I love Sholomo Carlebach’s music. I even enjoy the music composed by Mordechai Ben David and many of the other Jewish musical compositions. I listen to it all the time. I hum to it and even sing along with it in my car. But when it comes to adapting their melodies to the Yomim Noraim …well, let’s just say that I am not a fan of that.
In the last decade or two there has been a trend to incorporate various popular Jewish tunes into the body of Teffilos for Rosh Hashana and Yom Kippur. These tunes most often include songs written by either the aforementioned Shlomo Carlebach or Mordechai Ben David.
In my view this music is a distraction. Using pop music no matter how melodious does not inspire Teshuva, at least not for me. Instead it inspires images of the performer who made those tunes popular.
The more time that has passed, the more this trend seems to have taken hold. And I think it is being way over done. I am not saying that this practice should be entirely eliminated. But as currently and increasingly being done, the Piyutim have become so vested with the tunes that they actually overwhelms the words. The intent of the Piyut is lost. And it has become more about the melody than about what the words mean.

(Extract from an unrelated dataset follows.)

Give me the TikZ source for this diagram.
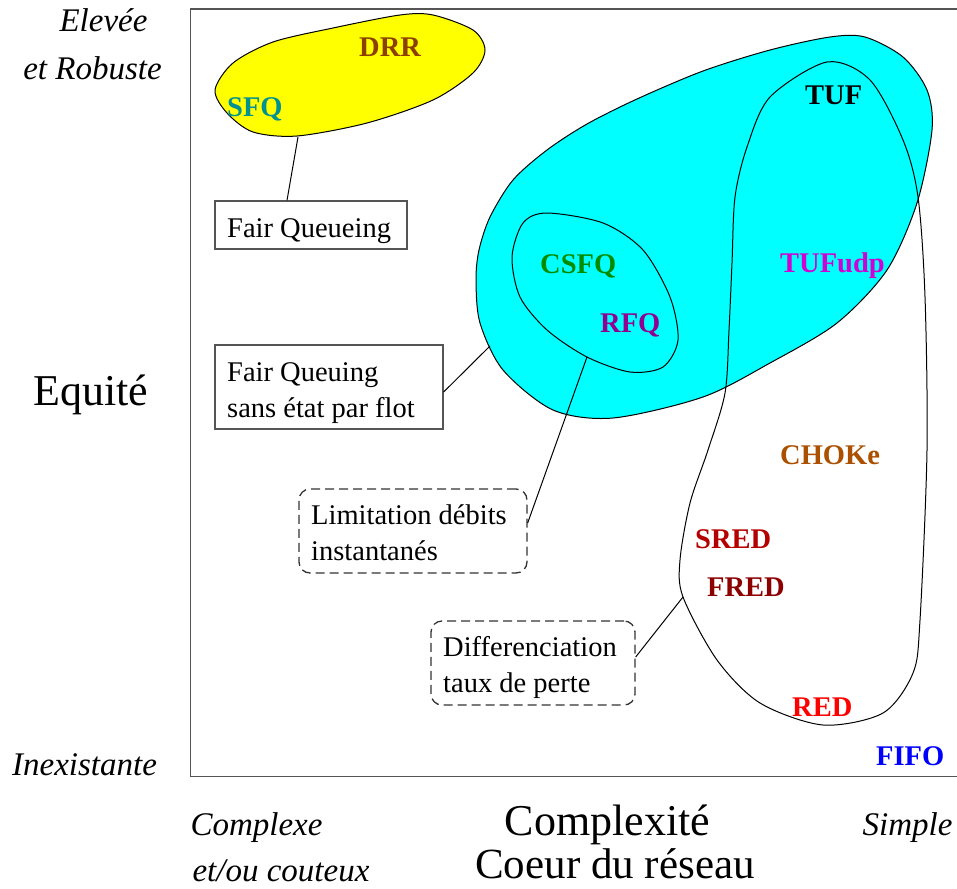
\documentclass[tikz,border=0pt]{standalone}
\usepackage{fontspec}
\setmainfont{Liberation Serif}
\definecolor{boxgray}{RGB}{85,85,85}
\definecolor{dashgray}{RGB}{50,50,50}
\definecolor{cDRR}{RGB}{140,64,0}
\definecolor{cSFQ}{RGB}{0,145,145}
\definecolor{cCSFQ}{RGB}{0,140,0}
\definecolor{cRFQ}{RGB}{145,0,145}
\definecolor{cTUFudp}{RGB}{210,0,210}
\definecolor{cCHOKe}{RGB}{170,80,0}
\definecolor{cSRED}{RGB}{180,0,0}
\definecolor{cFRED}{RGB}{140,0,0}
\definecolor{cRED}{RGB}{255,0,0}
\definecolor{cFIFO}{RGB}{0,0,255}
\definecolor{cyanfill}{RGB}{0,255,255}
\definecolor{yellowfill}{RGB}{255,255,0}
\begin{document}
\begin{tikzpicture}[x=1pt,y=-1pt,
  lbl/.style={inner sep=0pt, anchor=base west, font=\fontsize{28.5}{34}\selectfont\bfseries},
  txt/.style={inner sep=0pt, anchor=base west, font=\fontsize{28.5}{34}\selectfont},
  itl/.style={inner sep=0pt, anchor=base, font=\fontsize{33}{40}\selectfont\itshape},
  big/.style={inner sep=0pt, anchor=base, font=\fontsize{44}{50}\selectfont},
  solidbox/.style={draw=boxgray, line width=1.3pt, inner sep=0pt},
  dashbox/.style={draw=dashgray, line width=1.3pt, dash pattern=on 9pt off 5pt, rounded corners=11pt, inner sep=0pt},
  blob/.style={draw=black, line width=1pt},
  link/.style={draw=black, line width=1pt}]
\useasboundingbox (0,0) rectangle (957,888);

% frame
\draw[draw=boxgray, line width=1.5pt] (190.5,9) rectangle (990,776.5);

% blobs
\draw[blob, fill=yellowfill] plot[smooth cycle] coordinates {(215,90) (233,63) (273,42) (333,28) (400,15) (433,15) (473,30) (485,50) (473,73) (433,100) (367,123) (297,136) (253,132) (227,113)};
\draw[blob, fill=cyanfill] plot[smooth cycle] coordinates {(480,323) (476,280) (479,250) (490,217) (513,180) (547,150) (587,124) (637,99) (703,71) (770,50) (830,37) (865,37) (903,57) (927,90) (932,130) (917,203) (887,270) (837,323) (770,363) (703,397) (613,418) (553,410) (503,370)};
\draw[blob] plot[smooth cycle] coordinates {(512,257) (523,223) (547,213) (603,223) (643,250) (670,297) (678,340) (663,367) (630,372) (587,357) (547,330) (520,297)};
\draw[blob] plot[smooth cycle] coordinates {(827,62) (870,80) (903,140) (918,197) (925,297) (927,450) (920,620) (913,673) (883,713) (823,725) (760,703) (717,660) (683,597) (680,560) (690,503) (708,450) (725,393) (729,330) (732,263) (735,197) (747,147) (770,97)};

% connector anchors on the blobs
\coordinate (yb) at (298,137);
\coordinate (cb) at (490,346);
\coordinate (cs) at (587,357);
\coordinate (tb) at (683,597);

% boxes
\node[solidbox, minimum width=192pt, minimum height=48pt] (fq) at (311,225) {};
\node[solidbox, minimum width=228pt, minimum height=84pt] (fqs) at (329,387) {};
\node[dashbox, minimum width=228pt, minimum height=84pt] (lim) at (413,531) {};
\node[dashbox, minimum width=204pt, minimum height=84pt] (dif) at (533,663) {};

% connectors
\draw[link] (yb) -- ([xshift=-24pt]fq.north);
\draw[link] (cb) -- ([yshift=-5pt]fqs.east);
\draw[link] (cs) -- ([yshift=8pt]lim.east);
\draw[link] (tb) -- ([yshift=6pt]dif.east);

% box texts
\node[txt] (t1) at (227,237) {Fair Queueing};
\node[txt] (t2) at (227,381) {Fair Queuing};
\node[txt] (t3) at (227,417) {sans état par flot};
\node[txt] (t4) at (311,524) {Limitation débits};
\node[txt] (t5) at (311,560) {instantanés};
\node[txt] (t6) at (443,656) {Differenciation};
\node[txt] (t7) at (443,692) {taux de perte};

% algorithm labels
\node[lbl, text=cDRR] (drr) at (359,57) {DRR};
\node[lbl, text=cSFQ] (sfq) at (227,117) {SFQ};
\node[lbl, text=black] (tuf) at (805,105) {TUF};
\node[lbl, text=cCSFQ] (csfq) at (540,273) {CSFQ};
\node[lbl, text=cRFQ] (rfq) at (600,332) {RFQ};
\node[lbl, text=cTUFudp] (tufudp) at (780,272) {TUFudp};
\node[lbl, text=cCHOKe] (choke) at (780,464) {CHOKe};
\node[lbl, text=cSRED] (sred) at (695,548) {SRED};
\node[lbl, text=cFRED] (fred) at (707,596) {FRED};
\node[lbl, text=cRED] (red) at (792,716) {RED};
\node[lbl, text=cFIFO] (fifo) at (876,765) {FIFO};

% axis texts
\node[itl] (a1) at (103.5,32) {Elevée};
\node[itl] (a2) at (92.5,80) {et Robuste};
\node[big] (a3) at (91,405) {Equité};
\node[itl] (a4) at (84.5,775) {Inexistante};
\node[itl] (a5) at (256.5,835) {Complexe};
\node[itl] (a6) at (281,881) {et/ou couteux};
\node[big] (a7) at (607.5,835) {Complexité};
\node[big, font=\fontsize{43}{50}\selectfont] (a8) at (615,878) {Coeur du réseau};
\node[itl] (a9) at (907.5,835) {Simple};
\end{tikzpicture}
\end{document}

I am a far bigger fan of the traditional Rosh Hashanah and Yom Kippur Chazanus melodies that were created specifically for the words that they are used for. Instead of detracting, they actually add to the meaning of the words.
Anyone who knows me will tell you that I am not generally a fan of Chazanus. In fact, I avoid it like the plague. But I think it is more because of the way it is executed by some of today’s Chazanim who are really quite bad. I doubt that it is because of anything intrinsically objectionable to it. I say this because I have heard an occasional good Chazan. The best one I ever heard is my own father who was a Chazan all of his life. He never did Carlebach… and certainly not MBD. His Davening was the most inspiring I have ever heard, by far. And I am not alone in thinking so. Wherever he ever ended up Davening for the Amud all the way until his death at age 87, he was a beloved figure and was always asked to return the following year... even after he retired from professional Chazanus.
His Melodies were either the traditional ones associated with the Yomim Noraim or family based Chazanic melodies going back many generations. He was a beloved Baal Teffila all of his life and with good reason. His Davening style combined with the melodies he used were far more heartfelt and moving than the Zmiros that pass for Chazanus today. When I hear an MBD tune used for a Piyut, I try and blot it out and think of my father's melody for it.
I Davened in one shul for over 25 years. It had a Chasidic bent and they kept increasing the tunes... mostly the MBD ones... until much of the Davening sounds almost like a clone of an MBD Rosh Hashanah - Yom Kippur album (V’Chol Maminim). I do not consider this inspiring at all. It is more of a concert... or an attempt at one. I say this realizing that the Baalei Teffila did not intend it that way. For the most part, they are sincere and they try to inspire with these melodies. But for me… it is too “pop-culture” style. And they do not inspire Teshuva.
The most egregious example of this is the way they end off Kaddish Shalem (Tiskabel) at the end of Musaf. They sing it to a Zmira. Cute little tune. But it has no relation to the solemnity of the day. And to make matters worse, the all important Yehei Shmeh Rabbah is all but obliterated by the tune.
This is one of the reasons I left that shul over 12 years ago. I now Daven at Yeshivas Brisk where the melodies are the traditional ones of the Yomim Noraim with only an occasional stray Carelbach Niggun or the like.
I doubt that I will ever be as inspired by a Baal Teffilah the way I was by my father. But at least now I don’t picture MBD with every other Piyut, anymore.